Dirigido por David Leaf e John Scheinfeld este documentário chegou aos cinemas mundiais em 2006. Foi lançado logo depois em DVD e teve sua trilha sonora editada em CD. Nós brasileiros só tivemos direito ao álbum com as canções. É incompreensível o não-lançamento dessa produção no Brasil. A edição importada não inclui legendas eletrônicas em português, mas a cópia pirata que me chegou às mãos (thanks Joelma Vieira) resolve (bem) o problema. Foi possível finalmente assistir um relevante documentário político que funciona como um recorte quase cirúrgico da vida e do ativismo de Lennon entre 1966 & 1976. Certamente não foi nada fácil produzi-lo, e reside na dinâmica da produção a maior virtude deste trabalho.

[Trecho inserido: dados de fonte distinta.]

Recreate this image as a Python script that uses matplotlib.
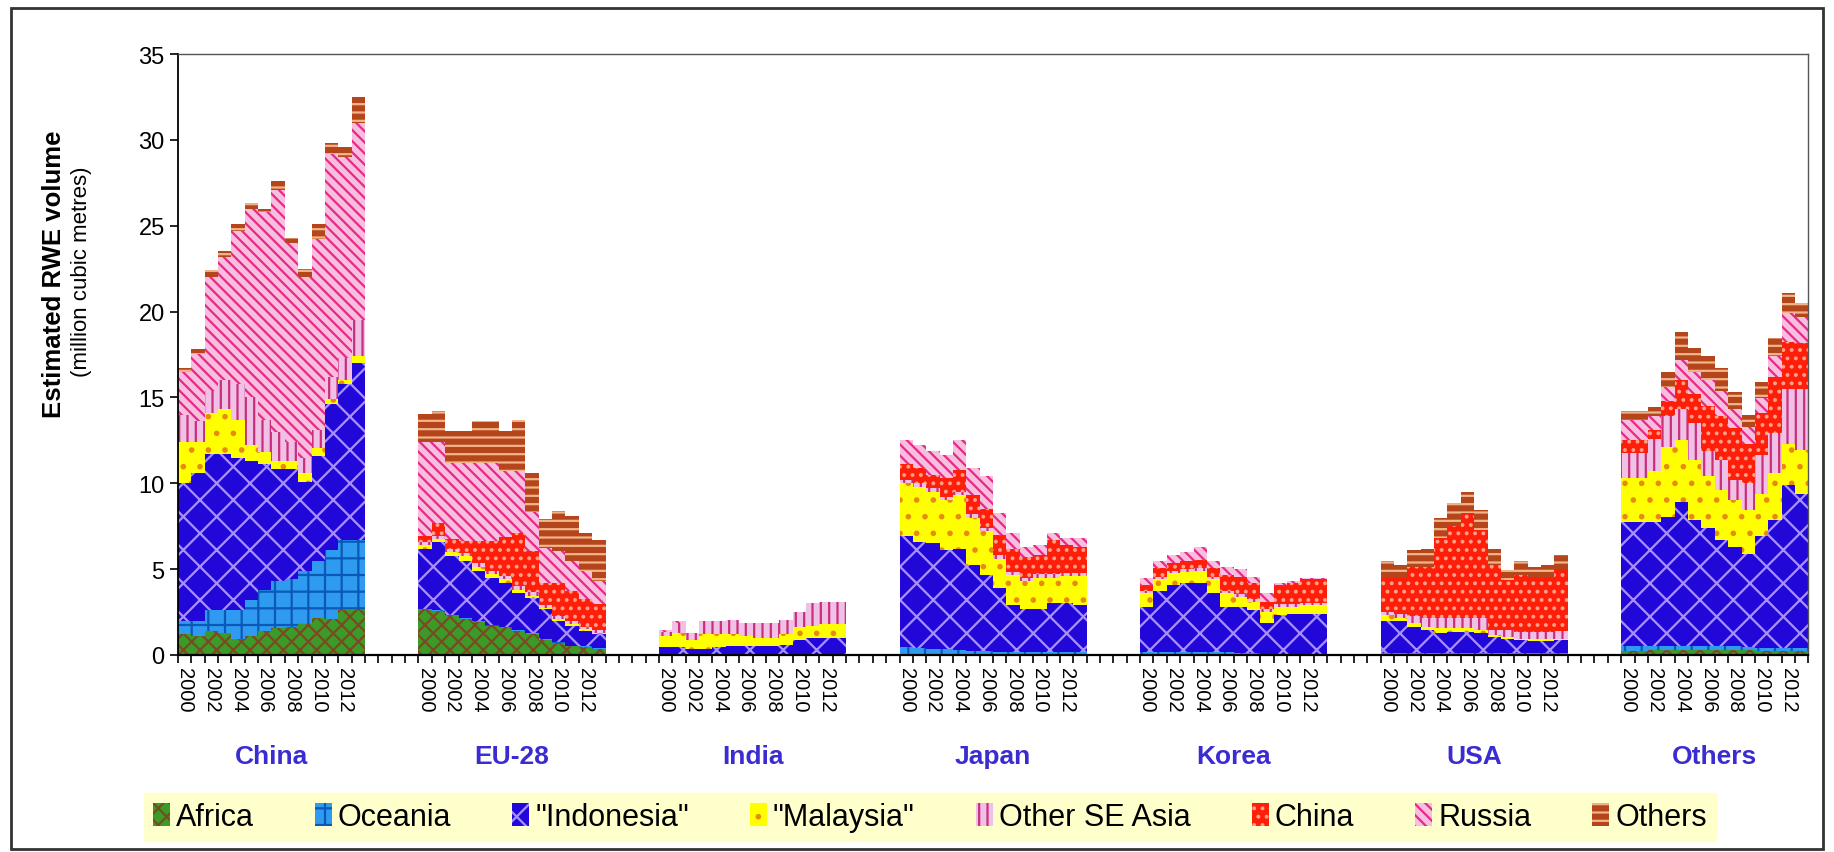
import matplotlib
matplotlib.use("Agg")
import matplotlib.pyplot as plt
import matplotlib.transforms as mtransforms
from matplotlib.patches import Patch, Rectangle
import numpy as np

plt.rcParams["font.family"] = ["Liberation Sans", "DejaVu Sans"]
plt.rcParams["hatch.linewidth"] = 1.6

groups = ["China", "EU-28", "India", "Japan", "Korea", "USA", "Others"]
years = list(range(2000, 2014))
series = ["Africa", "Oceania", '"Indonesia"', '"Malaysia"', "Other SE Asia",
          "China", "Russia", "Others"]

# million m3 RWE, one row per destination group (China, EU-28, India, Japan, Korea, USA, Others)
africa = [
    [1.2, 1.1, 1.4, 1.3, 0.95, 1.1, 1.4, 1.55, 1.65, 1.8, 2.15, 2.1, 2.6, 2.6],
    [2.65, 2.55, 2.3, 2.1, 1.9, 1.7, 1.6, 1.4, 1.2, 0.9, 0.7, 0.5, 0.45, 0.35],
    [0.0] * 14,
    [0.05] * 14,
    [0.0] * 14,
    [0.0] * 14,
    [0.25, 0.25, 0.3, 0.3, 0.3, 0.3, 0.3, 0.3, 0.3, 0.3, 0.25, 0.25, 0.25, 0.25],
]
oceania = [
    [0.8, 0.9, 1.2, 1.3, 1.65, 2.1, 2.4, 2.75, 2.75, 3.1, 3.35, 4.0, 4.1, 4.1],
    [0.05] * 14,
    [0.0] * 14,
    [0.4, 0.35, 0.3, 0.3, 0.25, 0.2, 0.2, 0.15, 0.1, 0.1, 0.1, 0.1, 0.1, 0.1],
    [0.2, 0.2, 0.2, 0.2, 0.2, 0.2, 0.15, 0.1, 0.1, 0.05, 0.05, 0.05, 0.05, 0.05],
    [0.1] * 14,
    [0.3, 0.3, 0.25, 0.25, 0.25, 0.2, 0.2, 0.2, 0.2, 0.15, 0.15, 0.15, 0.15, 0.15],
]
indonesia = [
    [8.0, 8.6, 9.1, 9.1, 8.9, 8.1, 7.3, 6.55, 6.45, 5.2, 6.1, 8.5, 9.1, 10.3],
    [3.45, 3.95, 3.4, 3.35, 2.95, 2.75, 2.55, 2.15, 2.05, 1.7, 1.25, 1.15, 0.9, 0.8],
    [0.45, 0.45, 0.35, 0.35, 0.45, 0.5, 0.5, 0.5, 0.5, 0.6, 0.9, 1.0, 1.0, 1.0],
    [6.45, 6.2, 6.15, 5.75, 5.9, 5.0, 4.4, 3.7, 2.75, 2.55, 2.55, 2.85, 2.85, 2.75],
    [2.6, 3.5, 3.9, 4.0, 4.0, 3.4, 2.65, 2.7, 2.5, 1.8, 2.25, 2.35, 2.35, 2.35],
    [1.85, 1.85, 1.55, 1.35, 1.15, 1.25, 1.25, 1.15, 0.95, 0.85, 0.75, 0.7, 0.7, 0.75],
    [7.2, 7.2, 7.2, 7.5, 8.35, 7.35, 6.9, 6.2, 5.8, 5.45, 6.5, 7.45, 9.5, 9.0],
]
malaysia = [
    [2.4, 1.8, 2.4, 2.6, 2.2, 0.9, 0.7, 0.45, 0.45, 0.5, 0.45, 0.3, 0.2, 0.4],
    [0.25, 0.2, 0.25, 0.25, 0.25, 0.2, 0.2, 0.2, 0.15, 0.1, 0.1, 0.1, 0.1, 0.1],
    [0.65, 0.85, 0.55, 0.85, 0.75, 0.7, 0.6, 0.5, 0.5, 0.6, 0.7, 0.7, 0.8, 0.8],
    [3.1, 3.2, 3.0, 2.9, 3.1, 2.75, 2.55, 1.7, 1.75, 1.6, 1.8, 1.5, 1.6, 1.7],
    [0.8, 0.7, 0.65, 0.65, 0.7, 0.8, 0.8, 0.6, 0.5, 0.65, 0.5, 0.4, 0.5, 0.5],
    [0.4, 0.2, 0.2, 0.2, 0.3, 0.2, 0.2, 0.2, 0.1, 0.1, 0.1, 0.15, 0.15, 0.1],
    [2.55, 2.55, 2.95, 4.05, 3.6, 3.5, 3.0, 2.9, 2.7, 2.55, 2.5, 2.75, 2.4, 2.55],
]
other_se_asia = [
    [1.6, 1.2, 1.3, 1.7, 2.1, 2.8, 1.9, 1.7, 1.1, 0.9, 1.05, 1.3, 1.3, 2.1],
    [0.15, 0.15, 0.2, 0.2, 0.2, 0.2, 0.2, 0.2, 0.2, 0.15, 0.15, 0.15, 0.15, 0.15],
    [0.25, 0.55, 0.4, 0.75, 0.75, 0.85, 0.75, 0.85, 0.85, 0.85, 0.9, 1.3, 1.3, 1.3],
    [0.2] * 14,
    [0.15] * 14,
    [0.15, 0.25, 0.4, 0.5, 0.6, 0.6, 0.6, 0.7, 0.3, 0.4, 0.4, 0.4, 0.4, 0.45],
    [1.45, 1.45, 1.9, 1.8, 1.8, 2.15, 1.5, 1.75, 1.2, 1.55, 2.25, 2.3, 3.2, 3.55],
]
china = [
    [0.0] * 14,
    [0.35, 0.8, 0.55, 0.7, 1.3, 1.75, 2.25, 3.1, 2.4, 1.3, 1.95, 1.75, 1.6, 1.5],
    [0.0] * 14,
    [0.9, 0.9, 0.8, 1.1, 1.3, 1.1, 1.1, 1.2, 1.35, 1.2, 1.1, 2.0, 1.6, 1.5],
    [0.35, 0.5, 0.45, 0.45, 0.5, 0.5, 0.9, 1.0, 0.95, 0.45, 1.15, 1.25, 1.35, 1.35],
    [2.05, 2.15, 2.9, 3.0, 4.65, 5.35, 6.1, 5.15, 3.8, 2.9, 3.3, 3.2, 3.2, 3.6],
    [0.75, 0.75, 0.5, 0.9, 1.7, 1.7, 2.6, 2.55, 3.0, 2.3, 2.45, 3.3, 2.75, 2.65],
]
russia = [
    [2.5, 3.9, 6.6, 7.2, 8.9, 11.0, 12.1, 14.1, 11.6, 10.5, 11.1, 13.0, 11.7, 11.5],
    [5.5, 4.7, 4.45, 4.55, 4.55, 4.55, 3.85, 3.6, 2.25, 2.05, 1.85, 1.8, 1.65, 1.35],
    [0.1, 0.1, 0.0, 0.0, 0.0, 0.0, 0.0, 0.0, 0.0, 0.0, 0.0, 0.0, 0.0, 0.0],
    [1.4, 1.3, 1.4, 1.35, 1.7, 1.6, 1.9, 1.25, 0.9, 0.6, 0.6, 0.4, 0.4, 0.5],
    [0.4, 0.45, 0.45, 0.55, 0.75, 0.45, 0.45, 0.45, 0.35, 0.5, 0.1, 0.1, 0.1, 0.1],
    [0.0] * 14,
    [1.2, 1.2, 0.8, 0.8, 1.2, 1.3, 1.5, 1.5, 1.1, 1.0, 0.85, 1.2, 1.65, 1.55],
]
others = [
    [0.2, 0.3, 0.4, 0.3, 0.4, 0.3, 0.2, 0.5, 0.3, 0.5, 0.9, 0.6, 0.6, 1.5],
    [1.65, 1.8, 1.85, 1.85, 2.4, 2.4, 2.35, 3.0, 2.3, 1.65, 2.35, 2.6, 2.2, 2.4],
    [0.0] * 14,
    [0.0] * 14,
    [0.0] * 14,
    [0.9, 0.7, 0.95, 1.05, 1.15, 1.35, 1.25, 1.15, 0.95, 0.6, 0.8, 0.6, 0.7, 0.8],
    [0.5, 0.5, 0.55, 0.9, 1.6, 1.35, 1.4, 1.3, 1.0, 0.7, 0.95, 1.05, 1.2, 0.8],
]

# (face colour, hatch colour, hatch) per series
styles = [
    ("#3C9A28", "#7A4A22", "xx"),
    ("#2E9BF0", "#0A58B8", "+"),
    ("#2208D8", "#A890FF", "x"),
    ("#FFFF00", "#E88A10", "."),
    ("#F0C0E6", "#C8307A", "||"),
    ("#FF1E0A", "#FFA088", ".."),
    ("#F8BEDD", "#E8288A", "\\\\\\"),
    ("#B5451B", "#F2B48A", "--"),
]

GAP = 4
step = len(years) + GAP

fig = plt.figure(figsize=(18.34, 8.53), dpi=100)
ax = fig.add_axes([0.097, 0.231, 0.889, 0.7045])

data = [africa, oceania, indonesia, malaysia, other_se_asia, china, russia, others]
for g in range(len(groups)):
    x = g * step + np.arange(len(years))
    bottom = np.zeros(len(years))
    for s, vals in enumerate(data):
        v = np.array(vals[g])
        face, hcol, hatch = styles[s]
        ax.bar(x, v, width=1.0, bottom=bottom, color=face, edgecolor=hcol,
               hatch=hatch, linewidth=0, antialiased=False)
        bottom += v

n_cat = len(groups) * step - GAP
ax.set_xlim(-0.5, n_cat - 0.5)
ax.set_ylim(0, 35)
ax.set_yticks(range(0, 36, 5))
ax.tick_params(axis="y", labelsize=17, length=6, width=1.2, direction="out")

ax.set_xticks(np.arange(-0.5, n_cat, 1.0))
ax.set_xticklabels([])
ax.tick_params(axis="x", which="major", length=6, width=1.2, direction="out")
lab_pos, lab_txt = [], []
for g in range(len(groups)):
    for i in range(0, len(years), 2):
        lab_pos.append(g * step + i)
        lab_txt.append(str(years[i]))
ax.set_xticks(lab_pos, minor=True)
ax.set_xticklabels(lab_txt, minor=True, rotation=270, fontsize=14.5)
ax.tick_params(axis="x", which="minor", length=0, pad=9)

for side in ["top", "right"]:
    ax.spines[side].set_color("#555555")
    ax.spines[side].set_linewidth(1.0)
ax.spines["left"].set_linewidth(1.3)
ax.spines["bottom"].set_linewidth(1.6)

trans = mtransforms.blended_transform_factory(ax.transData, fig.transFigure)
for g, name in enumerate(groups):
    ax.text(g * step + (len(years) - 1) / 2, 0.112, name, transform=trans,
            ha="center", va="center", fontsize=19, fontweight="bold",
            color="#3A2CD0")

fig.text(0.0295, 0.678, "Estimated RWE volume", rotation=90, ha="center",
         va="center", fontsize=18.5, fontweight="bold")
fig.text(0.0445, 0.681, "(million cubic metres)", rotation=90, ha="center",
         va="center", fontsize=16)

handles = [Patch(facecolor=st[0], edgecolor=st[1], hatch=st[2], linewidth=0)
           for st in styles]
leg = fig.legend(handles, series, loc="center", bbox_to_anchor=(0.507, 0.041),
                 ncol=8, frameon=True, fancybox=False, facecolor="#FFFFCC",
                 edgecolor="#FFFFCC", fontsize=22, handlelength=0.55,
                 handleheight=0.8, handletextpad=0.2, columnspacing=2.0,
                 borderpad=0.3)
leg.get_frame().set_alpha(1)

fig.patches.append(Rectangle((0.006, 0.004), 0.988, 0.986, transform=fig.transFigure,
                             fill=False, edgecolor="#333333", linewidth=2))

fig.savefig("out.png", dpi=100, facecolor="white")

A direção segura e a tarimba de David Leaf fazem a diferença em termos de 'amarração' das imagens, dando ao expectador a possibilidade de compreender um pouco melhor qual foi o papel de um ex-beatle junto ao extremismo da política norte-americana. De um lado os agitadores profissionais. Abbie Hoffman e Jerry Rubin enxergavam em Lennon o perfeito porta-voz para dar dimensão às causas que eles, antes, defendiam quase como anônimos.


Para o 'guitarra-base' da maior banda de rock de todos os tempos o que o movia era um ideal de engajamento e romantismo. John achava que tinha de fazer alguma coisa contra a guerra do Vietnã e se jogou de cabeça com seu prestígio, usando a música como bandeira. "Se eu fiz o mundo inteiro cantar 'Eu Quero Segurar a Sua Mão', por que não posso fazê-los entoar 'Dêem uma Chance a Paz'?", afirmou, no final dos anos 60, consciente do que podia fazer para capitalizar politicamente, a força do nome e da imagem dos Beatles. Mas se engana quem pensa que John Lennon tinha pretensões na política como David Seale, dos Panteras Negras; ou Jerry Rubin e Abbie Hoffman, integrantes dos Sete de Chicago. Não. John era um idealista como poucos no seu mister.

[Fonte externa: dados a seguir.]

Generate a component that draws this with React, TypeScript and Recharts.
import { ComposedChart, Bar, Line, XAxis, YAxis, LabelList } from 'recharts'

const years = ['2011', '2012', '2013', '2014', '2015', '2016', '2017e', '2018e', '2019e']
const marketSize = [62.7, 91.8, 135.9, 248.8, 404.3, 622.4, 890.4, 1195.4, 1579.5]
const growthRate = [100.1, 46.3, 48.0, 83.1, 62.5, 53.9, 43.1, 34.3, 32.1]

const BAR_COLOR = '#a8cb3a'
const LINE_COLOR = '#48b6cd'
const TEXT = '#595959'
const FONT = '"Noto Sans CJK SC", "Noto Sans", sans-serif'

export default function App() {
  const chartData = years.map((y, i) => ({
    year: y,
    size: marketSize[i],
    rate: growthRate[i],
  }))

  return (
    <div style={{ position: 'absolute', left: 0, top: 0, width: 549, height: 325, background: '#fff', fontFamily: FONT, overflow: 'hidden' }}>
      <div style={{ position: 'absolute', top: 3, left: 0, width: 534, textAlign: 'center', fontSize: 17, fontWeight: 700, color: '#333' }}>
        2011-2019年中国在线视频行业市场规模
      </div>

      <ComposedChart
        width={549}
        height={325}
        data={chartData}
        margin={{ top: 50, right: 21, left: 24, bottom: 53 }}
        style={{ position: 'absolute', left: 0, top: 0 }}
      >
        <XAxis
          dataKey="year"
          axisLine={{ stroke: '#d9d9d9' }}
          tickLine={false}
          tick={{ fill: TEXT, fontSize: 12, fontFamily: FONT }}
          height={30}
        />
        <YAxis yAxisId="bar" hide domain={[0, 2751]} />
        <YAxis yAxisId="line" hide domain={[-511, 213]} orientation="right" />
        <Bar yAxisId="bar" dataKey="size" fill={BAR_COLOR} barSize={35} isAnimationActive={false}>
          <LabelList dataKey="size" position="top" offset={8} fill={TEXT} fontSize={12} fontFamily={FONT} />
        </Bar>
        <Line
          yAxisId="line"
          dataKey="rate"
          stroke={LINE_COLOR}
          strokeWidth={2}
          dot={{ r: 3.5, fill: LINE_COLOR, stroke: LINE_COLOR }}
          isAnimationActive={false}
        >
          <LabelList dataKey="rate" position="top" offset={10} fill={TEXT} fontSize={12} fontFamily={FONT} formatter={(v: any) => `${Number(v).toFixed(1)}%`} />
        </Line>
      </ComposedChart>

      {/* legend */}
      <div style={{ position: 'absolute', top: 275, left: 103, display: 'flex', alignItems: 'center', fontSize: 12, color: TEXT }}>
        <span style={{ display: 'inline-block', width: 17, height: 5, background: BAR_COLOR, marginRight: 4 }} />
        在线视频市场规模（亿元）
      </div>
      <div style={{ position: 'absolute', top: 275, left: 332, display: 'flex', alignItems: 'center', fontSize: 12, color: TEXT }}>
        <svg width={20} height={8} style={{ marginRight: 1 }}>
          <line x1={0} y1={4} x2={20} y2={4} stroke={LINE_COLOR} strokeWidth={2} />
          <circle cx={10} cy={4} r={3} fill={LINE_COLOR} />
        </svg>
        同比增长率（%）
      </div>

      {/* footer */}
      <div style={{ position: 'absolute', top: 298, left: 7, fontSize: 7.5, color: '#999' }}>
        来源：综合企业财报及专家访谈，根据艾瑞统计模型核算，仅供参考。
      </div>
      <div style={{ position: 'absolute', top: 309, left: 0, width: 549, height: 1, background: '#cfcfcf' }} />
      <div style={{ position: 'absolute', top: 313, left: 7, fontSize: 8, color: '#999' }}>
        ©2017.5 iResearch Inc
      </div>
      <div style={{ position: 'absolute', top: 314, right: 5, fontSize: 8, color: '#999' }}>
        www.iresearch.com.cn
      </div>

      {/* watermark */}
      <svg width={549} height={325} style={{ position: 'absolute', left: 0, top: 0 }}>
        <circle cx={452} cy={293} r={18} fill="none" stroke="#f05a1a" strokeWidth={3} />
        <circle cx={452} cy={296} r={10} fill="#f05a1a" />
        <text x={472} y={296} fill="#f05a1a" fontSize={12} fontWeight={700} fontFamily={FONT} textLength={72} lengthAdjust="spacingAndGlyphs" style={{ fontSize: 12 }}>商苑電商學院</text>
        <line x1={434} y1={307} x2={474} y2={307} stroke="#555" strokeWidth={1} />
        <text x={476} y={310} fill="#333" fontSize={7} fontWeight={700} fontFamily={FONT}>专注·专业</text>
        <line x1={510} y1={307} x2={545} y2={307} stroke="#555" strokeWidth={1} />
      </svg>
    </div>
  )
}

Artistas podem fazer muito bem seu papel se resumindo à arte. John foi muito mais além, tanto que 'cutucou' o extremismo de direita comandado por Richard Nixon. Foi perseguido, vigiado pelo FBI, e teve os telefonemas e os passos monitorados. O serviço secreto observou que um homem famoso como Lennon, estava contribuindo demais para dar voz e vez ao extremismo 'anti-guerra'. Como não era o caso eliminá-lo, imperioso se fazia deportá-lo. "Se o sujeito come, bebe e se beneficia de tudo o que a América oferece de bom, e ainda assim quer sabotá-la, não pode permanecer entre nós", diz um histórico documento produzido por agentes do FBI que acompanhavam passo a passo os pronunciamentos, as entrevistas, as letras das canções e a movimentação do ex-beatle com os 'subversivos'.

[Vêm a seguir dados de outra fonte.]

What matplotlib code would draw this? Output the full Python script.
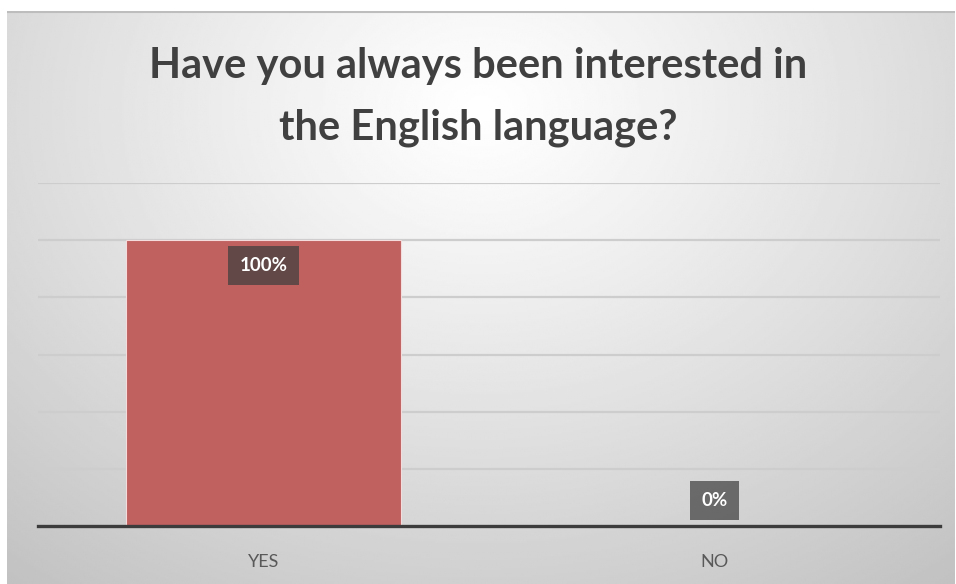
import matplotlib.pyplot as plt
import numpy as np

categories = ["YES", "NO"]
values = [100, 0]
labels = ["100%", "0%"]
title = "Have you always been interested in\nthe English language?"

W, H = 956, 584
fig = plt.figure(figsize=(W / 100, H / 100), dpi=100, facecolor="white")

# radial gray background panel
bg = fig.add_axes([7 / W, 0, 948 / W, 573 / H])
yy, xx = np.mgrid[0:1:300j, 0:1:500j]
d = np.sqrt(((xx - 0.5) / 0.8) ** 2 + ((yy - 0.17) / 1.05) ** 2)
shade = np.clip(1.0 - 0.24 * d ** 1.1, 0, 1)
bg.imshow(shade, cmap="gray", vmin=0, vmax=1, aspect="auto",
          extent=[0, 1, 0, 1], origin="upper", interpolation="bilinear")
bg.axis("off")
bg.plot([0, 1], [0.998, 0.998], color="#bdbdbd", lw=1.5, transform=bg.transAxes)

ax = fig.add_axes([38 / W, (H - 526) / H, 902 / W, 343 / H])
ax.patch.set_alpha(0)
ax.set_xlim(-0.5, 1.5)
ax.set_ylim(0, 120)
ax.set_yticks(range(20, 121, 20))
ax.yaxis.grid(True, color="#cdcdcd", lw=1.6)
ax.set_axisbelow(True)
for s in ax.spines.values():
    s.set_visible(False)
ax.tick_params(axis="y", left=False, labelleft=False)
ax.tick_params(axis="x", bottom=False, pad=17, labelsize=13, labelcolor="#595959")

x = np.arange(len(categories))
ax.bar(x, values, width=0.608, color="#c0605f", edgecolor="#f4dcdc", linewidth=0.8, zorder=2)
ax.axhline(0, color="#3c3c3c", lw=2.4, zorder=3, clip_on=False)
ax.set_xticks(x, categories)
for lab in ax.get_xticklabels():
    lab.set_fontfamily("Lato")

for xi, v, t in zip(x, values, labels):
    ax.text(xi, v - 8.8 if v > 10 else v + 9, t, ha="center", va="center",
            color="white", fontsize=13.5, fontweight="bold", fontfamily="Lato",
            zorder=4,
            bbox=dict(boxstyle="square,pad=0.6", fc="#404040", ec="none", alpha=0.72))

fig.text(0.5, 1 - 97 / H, title, ha="center", va="center", fontsize=30,
         fontweight="bold", fontfamily="Lato", color="#404040", linespacing=1.75)

fig.savefig("out.png", dpi=100)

Discretamente o filme mostra um Richard Nixon muito semelhante a George W. Bush. E permite ao expectador se perguntar: se os EUA passaram por um Nixon, porque repetiram o erro com o atual Presidente norte-americano? Nixon perdeu o cargo, abatido pelo escândalo de Watergate. Bush foi golpeado pelo 11 de Setembro, tragédia que acabou servindo para justificar num primeiro momento, seus atos bárbaros. A mover os dois a mesma paranóia de que os EUA são a polícia do mundo, o mesmo imperialismo para dar cabo de qualquer um que ouse interpor-se em seu caminho. O gosto pelas guerras que os tornou tiranos à custa do sangue de jovens soldados americanos e das muitas vítimas anônimas que a nação mais poderosa do planeta vem fazendo ao longo da história. Melhor só se Michael Moore tivesse assumido a direção do documentário.

The US Vs. John Lennon tem também alguns pecados. Quando Yoko Ono aparece temos a impressão de estar vendo o filme Imagine. Pode parecer implicância de minha parte, mas produzir um documentário 'isento' sobre Lennon - ainda que seja um recorte de seu ativismo - com ela por perto é bem difícil. A direção priorizou o aspecto político e, a meu ver, esqueceu de dimensionar melhor o papel da música de John em todo o processo. O polêmico álbum Some Time in New York City em cuja capa Richard Nixon aparece dançando nu com Mao Tse Tung em uma montagem, não é sequer mencionado quando sabemos que foi um dos ingredientes que acendeu o sinal de alerta contra o beatle por parte do governo norte-americano. Goste-se ou não, Lennon 'falou' bastante da política norte-americana através de suas canções na primeira metade dos anos 70 e o documentário passa quase ao largo desses fatos. As músicas estão lá como 'pano de fundo', e somente em raros instantes ganham o primeiro plano. Uma das exceções, o Ann Arbor Freedom Rally realizado em Michigan, ocasião na qual John Lennon cantou pela libertação de John Sinclair, é mostrado timidamente, quando podia ter entrado por inteiro.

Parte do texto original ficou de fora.